It is safe to say that a lot of things do not happen by accident. For instance, if we consider a 32 x 32 block of pixels and we randomly turn pixels on/off, it is extremely unlikely that the result resembles a face. Why? A face follows a concept that includes two eyes, a nose, a mouth and other parts, plus the parts have a spatial relation to each other. In other words, if we consider all 32×32 pixel combinations, only very few of them represent valid faces.
In the domain of images, manifolds are plausible because a face, a cat or a car are all concepts that can be described very precisely. There is still a lot of in-class variance, but nevertheless, there are unique attributes and relations between them, which are distinctive for each class. For example, faces with three eyes are extremely unlikely for humans.
The domain of movies is much harder to grasp. For instance, a horror movie has very unique elements that rarely occur in other movies, but there are lots of movies that combine genres, like horror and comedy or science fiction. Thus, a question is if we can we disentangle the explaining factors for a movie?

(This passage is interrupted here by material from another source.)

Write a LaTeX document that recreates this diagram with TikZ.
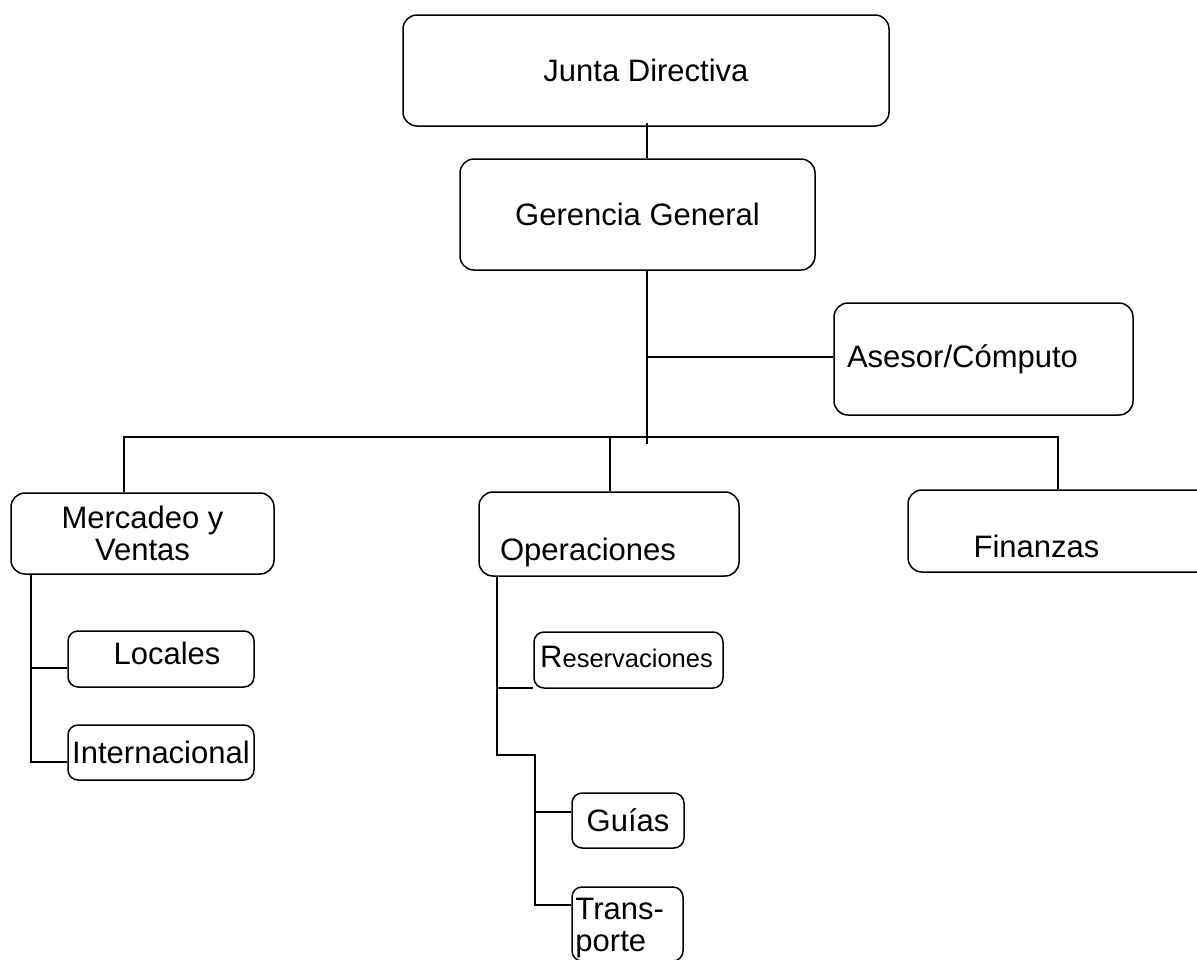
\documentclass[tikz,border=0pt]{standalone}
\usepackage{fontspec}
\setmainfont{Liberation Sans}
\begin{document}
\tikzset{
  box/.style={draw, line width=1.5pt, rounded corners=14pt, inner sep=0pt},
  sbox/.style={box, rounded corners=10pt},
  lbl/.style={inner sep=0pt},
  conn/.style={line width=1.5pt}
}
\begin{tikzpicture}[x=1pt,y=-1pt, every node/.style={font=\fontsize{31}{32}\selectfont}]
\useasboundingbox (0,0) rectangle (1197,959);
% boxes
\node[box, minimum width=486pt, minimum height=111pt] (jd) at (646,70.5) {Junta Directiva};
\node[box, minimum width=355pt, minimum height=111pt] (gg) at (637.5,214.5) {Gerencia General};
\node[box, minimum width=299pt, minimum height=112pt,
      label={[lbl,xshift=-21pt]center:Asesor/Cómputo}] (as) at (983.5,359) {};
\node[box, minimum width=263pt, minimum height=81pt, align=center] (mv) at (142.5,533.5) {Mercadeo y\\Ventas};
\node[box, minimum width=260pt, minimum height=84pt,
      label={[lbl,xshift=-21pt,yshift=-18pt]center:Operaciones}] (op) at (609,534) {};
\node[box, minimum width=307pt, minimum height=82pt,
      label={[lbl,xshift=-25pt,yshift=-15pt]center:Finanzas}] (fi) at (1061.5,531) {};
\node[sbox, minimum width=186pt, minimum height=56pt,
      label={[lbl,xshift=6pt,yshift=6pt]center:Locales}] (lo) at (161,659) {};
\node[sbox, minimum width=186pt, minimum height=55pt] (in) at (161,752.5) {Internacional};
\node[sbox, minimum width=189pt, minimum height=56pt,
      label={[lbl,xshift=-2pt,yshift=3pt]center:{\fontsize{31}{32}\selectfont R}{\fontsize{25.5}{32}\selectfont eservaciones}}] (rs) at (628.5,660) {};
\node[sbox, minimum width=112pt, minimum height=55pt] (gu) at (628,820.5) {Guías};
\node[sbox, minimum width=111pt, minimum height=74pt,
      label={[lbl,align=left,anchor=west,xshift=4pt,yshift=-4pt]west:Trans-\\porte}] (tr) at (627.5,924) {};
% connectors
\coordinate (jdg) at (647,123);
\draw[conn] (jdg) -- (jdg |- gg.north);
\coordinate (trunk) at (647,444);
\draw[conn] (trunk |- gg.south) -- (trunk);
\coordinate (asj) at (647,357);
\draw[conn] (asj) -- (asj -| as.west);
\coordinate (busL) at (124,437);
\coordinate (busR) at (1058,437);
\coordinate (busO) at (610,437);
\draw[conn] (busL |- mv.north) -- (busL) -- (busR) -- (busR |- fi.north);
\draw[conn] (busO) -- (busO |- op.north);
\coordinate (mvb) at (31,762);
\draw[conn] (mvb |- mv.south) -- (mvb) -- (mvb -| in.west);
\coordinate (loj) at (31,668);
\draw[conn] (loj) -- (loj -| lo.west);
\coordinate (opb) at (497,755);
\coordinate (opc) at (535,755);
\coordinate (ope) at (535,905);
\draw[conn] (opb |- op.south) -- (opb) -- (opc) -- (ope) -- (ope -| tr.west);
\coordinate (rsj) at (497,688);
\draw[conn] (rsj) -- (rsj -| rs.west);
\coordinate (guj) at (535,812);
\draw[conn] (guj) -- (guj -| gu.west);
\end{tikzpicture}
\end{document}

Without a doubt, horror movies are clustered somewhere in space, because if we combine a random subset of all feature keywords, it would be strange if the result could be clearly assigned to the horror genre. However, if words like ‘demon’ or ‘monster’ are present, a lot of user would probably agree that there is a horror element in this particular movie, even if all other keywords belong to non-horror genres.
Compared to pixel groups, sets of words are much more ambiguous. For instance, a nose and two eyes, regardless of the lightning and the pose, will be usually recognized as “face”, while the interpretation of words is highly dependent on the context. That is one reason why metric learning for movies is very challenging and another is that the meta data is neither complete, nor free of errors.